I disagree with the implication that Scheme has escaped run-time
conditionalization.  I made a comment about this many months ago
when we discussed LOAD.  If we really want to be able to view our
files as containing static code, then we cannot have a LOAD of the
sort we presently use, in my view; we need an INCLUDE instead, specifically
one that is utterly literal in its interpretation.  That is, for files as
in

	file1:	(set! *closed-var 1)
		(set! *closed-var 2)

	file2:	(let ((*closed-var '()))
		      (if (read)
			  (include "file1"))
		      *closed-var)

then "loading" or "executing" file2 would be identical to executing

		(let ((*closed-var '()))
		      (if (read)
			  (set! *closed-var 1)
			  (set! *closed-var 2))
		      *closed-var)

The use of LOAD introduces some fascinating difficulties into
the sort of static analysis of code you wish to perform; for
example consider "loading or executing" file2, with contents as per

	file1:	(set! foo (lambda () (write 'goodbye)(newline)))

	file2:	(define foo (lambda () (write 'hello)(newline)))
		(if (read)
		    (load "file1"))
		(foo)

The extension to problems with macros (especially if we can redefine
IF, for example -- which I advocate permitting, BTW), is equivalently
problematic, or more so.  The point is that we already have introduced
constructs that render static analysis difficult or meaningless, even 
where there might have been cleaner alternatives (INCLUDE instead of 
LOAD, say).  I would not find an argument that this is poor use of LOAD 
very interesting, since these (ab)uses of LOAD seem to me to be very much 
in the spirit of dynamic-scoping-of-the-execution-environment that was 
precisely the reason LOAD was defined the way it was in R3RS, at least
according to my recollection of the discussion.

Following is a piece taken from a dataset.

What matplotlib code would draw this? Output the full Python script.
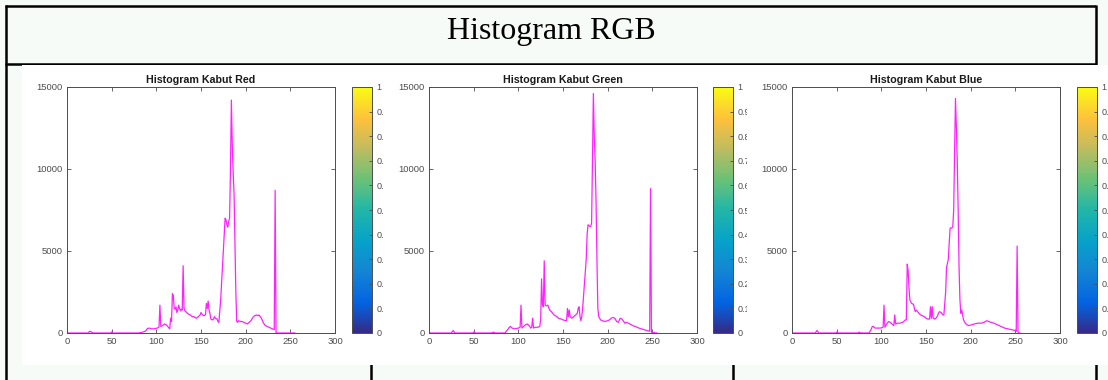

I also would add that, although we did create additional primitives for
managing a sort of "features list" in ADS Scheme, there is no need to do this
if you wish to have a Scheme that supports #+scheme and yet remains
susceptible to static analysis.  If the user may not change the "features
list," then the compiler always can know that #+scheme can be ignored and
that #-scheme means "the following expression reliably will be discarded."
The same static interpretation rules can hold for other #+/#- "features."  I
see no problems for static analysis in this case.